Dopo quasi due anni di silenzio, nel gennaio 2019 la band tornò in studio per incidere nuovamente alcuni brani tratti dai primi due album, con la collaborazione di Brian Welch e James Shaffer dei Korn, oltre a Chris Traynor dei Bush e Jamie Bennington, primogenito di Chester. Il lavoro ha dato vita al primo disco del dopo Bennington,“Amends”, pubblicato (caso ha voluto) il 26 giugno 2020, a tre anni esatti dalla reunion.

L’onda lunga di questo progetto ha dato vita, nel giugno scorso, al quarto album in studio,“The Phoenix”, che vede resuscitati gli ultimi dieci pezzi provenienti dal passato. Mentre il terzo disco era più malinconico e riflessivo, quest’ultimo è più aggressivo e graffiante ed è a tutti gli effetti una sorta di ultimo saluto. È stata la famiglia di Bennington, in primis la moglie Talinda, a volere questo capitolo conclusivo e nel disco, oltre al ritorno di Jamie, compaiono anche le figlie Lila e Lily, che prendono parte alla celebrazione con i cori nella quinta traccia, “Hole”. Al lavoro in studio hanno contribuito anche Dave Navarro dei Jane’sAddiction e Richard Patrick dei Filter.

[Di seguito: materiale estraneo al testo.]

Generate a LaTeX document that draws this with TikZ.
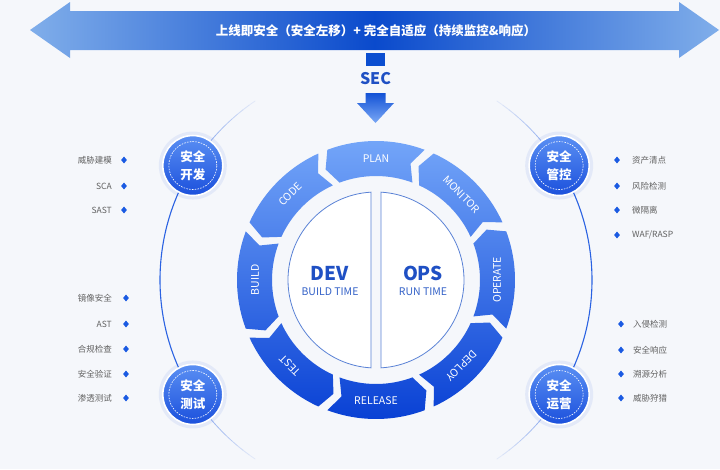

I dieci brani fanno viaggiare l’ascoltatore attraverso una dimensione fatta di emozioni forti. Si percepisce la complessa emotività di chi canta, palesata attraverso i testi malinconici e a tratti ribelli. Schiaffi e carezze, attraverso uno scream primordiale e un timbro tanto grezzo quanto maturo, scomodando gli ossimori. Ci sono episodi propri del nu metal, che in quegli anni stava iniziando a delineare il suo sound, nonché tratti tipici del rock alternativo. In generale e durante tutto l’ascolto di questo disco e del suo predecessore, viene spontaneo ricollegarsi al filone grunge, che emetteva scintille in quel periodo, a circa duemila miglia di distanza dal deserto dell’Arizona.

Il lavoro di restauro fa si che il passato venga catapultato senza cadute e lividi nel nostro presente, attraverso il già moderno tratto artistico dei suoi interpreti e grazie all’apporto delle novità.

Le corde della chitarra di Dave Navarro in “Holding You” o l’ugola di Richard Patrick nel duetto di “Believe Me”, fanno luce sui tormenti dell’anima di Chester, rinfrescando quell’abito anni Novanta e rendendolo ancora piacevolmente indossabile. I sopracitati cori, guidati del timbro onirico delle figlie di Bennington in “Hole”, commuovono e portano tutto ancora più in alto, smorzando qualsiasi tipo di discussione sulla bontà di una rivisitazione come questa.

“Anything Anything”, “Drag” e "Starting To Fly" con l’opening “Saturation (Strange Love)”, quest'ultima impreziosita da un prepotente scream, sono i brani più intensi ed è qui che passa l’elettricità di un lavoro che è in definitiva il revival di qualcosa di classico che non vuole morire. "Be Your Man", "Spin" e la closing "Wake Me" sono i tre brani dal tratto più riflessivo e malinconico e di fatto rappresentano il colpo di coda del lavoro precedente.

Non c’è nulla che faccia gridare al miracolo, non ci sono nuovi orizzonti inesplorati, semmai c’è la scoperta di qualcosa che per troppo tempo è rimasto sotto una coperta impolverata. Per gli amanti di Chester Bennington è il privilegio di poter salire a bordo di un treno già passato quando c’era tanto silenzio e tremenda voglia di farsi sentire. Un’esperienza unica, che lascia in bocca un sapore intensamente amaro. Gioia e dolore. Gratitudine e rabbia. Con la consapevolezza che può esistere davvero un tempo infinito.